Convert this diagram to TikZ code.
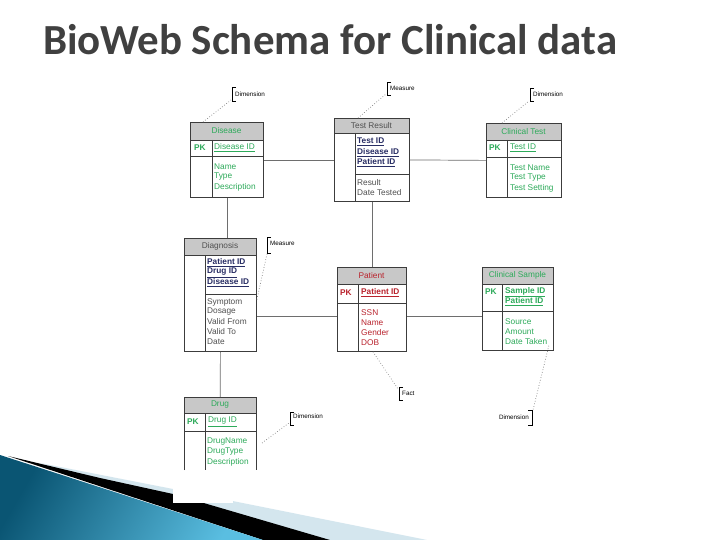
\documentclass[tikz,border=0pt]{standalone}
\usepackage{fontspec}
\setmainfont{Liberation Sans}
\newfontfamily\titlefont{Carlito}
\definecolor{boxc}{RGB}{60,60,60}
\definecolor{hdrc}{RGB}{200,200,200}
\definecolor{connc}{RGB}{110,110,110}
\definecolor{grn}{RGB}{45,170,90}
\definecolor{rd}{RGB}{185,35,45}
\definecolor{nvy}{RGB}{40,45,100}
\definecolor{gtx}{RGB}{80,80,80}
\definecolor{ttl}{RGB}{64,64,64}
\definecolor{decodark}{RGB}{10,85,115}
\definecolor{decolight}{RGB}{90,190,225}
\definecolor{decopale}{RGB}{212,230,238}
\tikzset{
  ebox/.style={draw=boxc, line width=0.8pt, inner sep=0pt, anchor=north west},
  bline/.style={draw=boxc, line width=0.8pt},
  txt/.style={anchor=west, inner sep=0pt, font=\fontsize{8.3}{10}\selectfont},
  htxt/.style={inner sep=0pt, font=\fontsize{8.3}{10}\selectfont},
  conn/.style={draw=connc, line width=0.7pt},
  dotc/.style={draw=gray, dotted, line width=0.7pt},
  brk/.style={draw=black, line width=0.5pt},
  ntxt/.style={anchor=west, inner sep=0pt, font=\fontsize{6.3}{7}\selectfont},
}
\begin{document}
\begin{tikzpicture}[x=1pt,y=-1pt]
\useasboundingbox (0,0) rectangle (720,540);
\fill[white] (0,0) rectangle (720,540);

% ---- decoration bottom-left
\fill[decopale] (40,463) -- (173,489) -- (427,540) -- (300,540) -- cycle;
\fill[black] (8,456) -- (100,478) -- (173,494) -- (330,540) -- (263,540) -- cycle;
\shade[left color=decodark, right color=decolight, shading angle=60] (0,455) -- (263,540) -- (0,540) -- cycle;
\fill[white] (173,488) rectangle (233,503);

% ---- title
\node[anchor=base west, inner sep=0pt, text=ttl] (title) at (43,55) {\resizebox{574pt}{!}{\titlefont\bfseries BioWeb Schema for Clinical data}};

% ---- Disease
\fill[hdrc] (190,122) rectangle (263,140);
\node[ebox, minimum width=73pt, minimum height=75pt] (disease) at (190,122) {};
\draw[bline] (190,140) -- (263,140) (190,156) -- (263,156) (212,140) -- (212,197);
\node[htxt, text=grn] at (226.5,131) {Disease};
\node[txt, text=grn, font=\fontsize{8.3}{10}\selectfont\bfseries] at (194,148) {PK};
\node[txt, text=grn] at (214,148) {\underline{Disease ID}};
\node[txt, text=grn] at (214,167) {Name};
\node[txt, text=grn] at (214,177) {Type};
\node[txt, text=grn] at (214,187) {Description};

% ---- Test Result
\fill[hdrc] (334,118) rectangle (409,133);
\node[ebox, minimum width=75pt, minimum height=83pt] (testresult) at (334,118) {};
\draw[bline] (334,133) -- (409,133) (355,174) -- (409,174) (355,133) -- (355,201);
\node[htxt, text=gtx] at (371.5,126) {Test Result};
\node[txt, text=nvy, font=\fontsize{8.3}{10}\selectfont\bfseries] at (357,142) {\underline{Test ID}};
\node[txt, text=nvy, font=\fontsize{8.3}{10}\selectfont\bfseries] at (357,152.5) {\underline{Disease ID}};
\node[txt, text=nvy, font=\fontsize{8.3}{10}\selectfont\bfseries] at (357,163) {\underline{Patient ID}};
\node[txt, text=gtx] at (357,183) {Result};
\node[txt, text=gtx] at (357,193) {Date Tested};

% ---- Clinical Test
\fill[hdrc] (486,123) rectangle (561,140);
\node[ebox, minimum width=75pt, minimum height=74pt] (clinicaltest) at (486,123) {};
\draw[bline] (486,140) -- (561,140) (486,157) -- (561,157) (507,140) -- (507,197);
\node[htxt, text=grn] at (523.5,132) {Clinical Test};
\node[txt, text=grn, font=\fontsize{8.3}{10}\selectfont\bfseries] at (489,148) {PK};
\node[txt, text=grn] at (510,148) {\underline{Test ID}};
\node[txt, text=grn] at (510,168) {Test Name};
\node[txt, text=grn] at (510,178) {Test Type};
\node[txt, text=grn] at (510,188) {Test Setting};

% ---- Diagnosis
\fill[hdrc] (184,238) rectangle (256,255);
\node[ebox, minimum width=72pt, minimum height=113pt] (diagnosis) at (184,238) {};
\draw[bline] (184,255) -- (256,255) (205,294) -- (256,294) (205,255) -- (205,351);
\node[htxt, text=gtx] at (220,246) {Diagnosis};
\node[txt, text=nvy, font=\fontsize{8.3}{10}\selectfont\bfseries] at (207,263) {\underline{Patient ID}};
\node[txt, text=nvy, font=\fontsize{8.3}{10}\selectfont\bfseries] at (207,273) {\underline{Drug ID}};
\node[txt, text=nvy, font=\fontsize{8.3}{10}\selectfont\bfseries] at (207,283) {\underline{Disease ID}};
\node[txt, text=gtx] at (207,302) {Symptom};
\node[txt, text=gtx] at (207,312) {Dosage};
\node[txt, text=gtx] at (207,322) {Valid From};
\node[txt, text=gtx] at (207,332) {Valid To};
\node[txt, text=gtx] at (207,342) {Date};

% ---- Patient
\fill[hdrc] (337,267) rectangle (406,284);
\node[ebox, minimum width=69pt, minimum height=84pt] (patient) at (337,267) {};
\draw[bline] (337,284) -- (406,284) (337,303) -- (406,303) (358,284) -- (358,351);
\node[htxt, text=rd] at (371.5,276) {Patient};
\node[txt, text=rd, font=\fontsize{8.3}{10}\selectfont\bfseries] at (340,293) {PK};
\node[txt, text=rd, font=\fontsize{8.3}{10}\selectfont\bfseries] at (361,293) {\underline{Patient ID}};
\node[txt, text=rd] at (361,313) {SSN};
\node[txt, text=rd] at (361,323) {Name};
\node[txt, text=rd] at (361,333) {Gender};
\node[txt, text=rd] at (361,343) {DOB};

% ---- Clinical Sample
\fill[hdrc] (482,267) rectangle (553,284);
\node[ebox, minimum width=71pt, minimum height=83pt] (clinicalsample) at (482,267) {};
\draw[bline] (482,284) -- (553,284) (482,311) -- (553,311) (502,284) -- (502,350);
\node[htxt, text=grn] at (517.5,275) {Clinical Sample};
\node[txt, text=grn, font=\fontsize{8.3}{10}\selectfont\bfseries] at (485,292) {PK};
\node[txt, text=grn, font=\fontsize{8.3}{10}\selectfont\bfseries] at (505,292) {\underline{Sample ID}};
\node[txt, text=grn, font=\fontsize{8.3}{10}\selectfont\bfseries] at (505,302) {\underline{Patient ID}};
\node[txt, text=grn] at (505,322) {Source};
\node[txt, text=grn] at (505,332) {Amount};
\node[txt, text=grn] at (505,342) {Date Taken};

% ---- Drug (cut at the bottom)
\fill[hdrc] (184,397) rectangle (256,413);
\node[inner sep=0pt, anchor=north west, minimum width=72pt, minimum height=73pt] (drug) at (184,397) {};
\draw[bline] (184,470) -- (184,397) -- (256,397) -- (256,470)
             (184,413) -- (256,413) (184,431) -- (256,431) (205,413) -- (205,470);
\node[htxt, text=grn] at (220,405) {Drug};
\node[txt, text=grn, font=\fontsize{8.3}{10}\selectfont\bfseries] at (187,422) {PK};
\node[txt, text=grn] at (208,422) {\underline{Drug ID}};
\node[txt, text=grn] at (207,442) {DrugName};
\node[txt, text=grn] at (207,452) {DrugType};
\node[txt, text=grn] at (207,462) {Description};

% ---- relationship connectors
\coordinate (row) at (0,316);
\draw[conn] (disease.south) -- (disease.south |- diagnosis.north);
\draw[conn] (disease.east) -- (testresult.west);
\draw[conn] (testresult.east) -- (clinicaltest.west);
\draw[conn] (testresult.south) -- (testresult.south |- patient.north);
\draw[conn] (diagnosis.east |- row) -- (patient.west |- row);
\draw[conn] (patient.east |- row) -- (clinicalsample.west |- row);
\draw[conn] (diagnosis.south) -- (drug.north);

% ---- annotation notes
\node[ntxt] (n1) at (235,94) {Dimension};
\draw[brk] (236,87) -- (232,87) -- (232,101) -- (236,101);
\draw[dotc] ([xshift=13pt]disease.north west) -- (231,100);
\node[ntxt] (n2) at (390,88) {Measure};
\draw[brk] (391,82) -- (387,82) -- (387,95) -- (391,95);
\draw[dotc] ([xshift=24pt]testresult.north west) -- (386,94);
\node[ntxt] (n3) at (533,94) {Dimension};
\draw[brk] (534,88) -- (530,88) -- (530,101) -- (534,101);
\draw[dotc] ([xshift=16pt]clinicaltest.north west) -- (529,101);
\node[ntxt] (n4) at (270,243) {Measure};
\draw[brk] (271,237) -- (267,237) -- (267,253) -- (271,253);
\draw[dotc] (267,254) -- ([yshift=-62pt]diagnosis.north east);
\node[ntxt] (n5) at (402,393) {Fact};
\draw[brk] (403,387) -- (399,387) -- (399,400) -- (403,400);
\draw[dotc] ([xshift=36pt]patient.south west) -- (398,389);
\node[ntxt, anchor=east] (n6) at (529,417) {Dimension};
\draw[brk] (528,410) -- (532,410) -- (532,425) -- (528,425);
\draw[dotc] ([xshift=-5pt,yshift=5pt]clinicalsample.south east) -- (533,410);
\node[ntxt] (n7) at (293,416) {Dimension};
\draw[brk] (294,412) -- (290,412) -- (290,425) -- (294,425);
\draw[dotc] (262,443) -- (289,423);
\end{tikzpicture}
\end{document}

-----

- **WHAT NEEDS TO BE DONE**
With the pictures left out, restate word for word every line of the data above, from the first down to the line that contains "(173,488) rectangle (233,503);".

- **ANSWER BELOW**
Convert this diagram to TikZ code.
\documentclass[tikz,border=0pt]{standalone}
\usepackage{fontspec}
\setmainfont{Liberation Sans}
\newfontfamily\titlefont{Carlito}
\definecolor{boxc}{RGB}{60,60,60}
\definecolor{hdrc}{RGB}{200,200,200}
\definecolor{connc}{RGB}{110,110,110}
\definecolor{grn}{RGB}{45,170,90}
\definecolor{rd}{RGB}{185,35,45}
\definecolor{nvy}{RGB}{40,45,100}
\definecolor{gtx}{RGB}{80,80,80}
\definecolor{ttl}{RGB}{64,64,64}
\definecolor{decodark}{RGB}{10,85,115}
\definecolor{decolight}{RGB}{90,190,225}
\definecolor{decopale}{RGB}{212,230,238}
\tikzset{
  ebox/.style={draw=boxc, line width=0.8pt, inner sep=0pt, anchor=north west},
  bline/.style={draw=boxc, line width=0.8pt},
  txt/.style={anchor=west, inner sep=0pt, font=\fontsize{8.3}{10}\selectfont},
  htxt/.style={inner sep=0pt, font=\fontsize{8.3}{10}\selectfont},
  conn/.style={draw=connc, line width=0.7pt},
  dotc/.style={draw=gray, dotted, line width=0.7pt},
  brk/.style={draw=black, line width=0.5pt},
  ntxt/.style={anchor=west, inner sep=0pt, font=\fontsize{6.3}{7}\selectfont},
}
\begin{document}
\begin{tikzpicture}[x=1pt,y=-1pt]
\useasboundingbox (0,0) rectangle (720,540);
\fill[white] (0,0) rectangle (720,540);

% ---- decoration bottom-left
\fill[decopale] (40,463) -- (173,489) -- (427,540) -- (300,540) -- cycle;
\fill[black] (8,456) -- (100,478) -- (173,494) -- (330,540) -- (263,540) -- cycle;
\shade[left color=decodark, right color=decolight, shading angle=60] (0,455) -- (263,540) -- (0,540) -- cycle;
\fill[white] (173,488) rectangle (233,503);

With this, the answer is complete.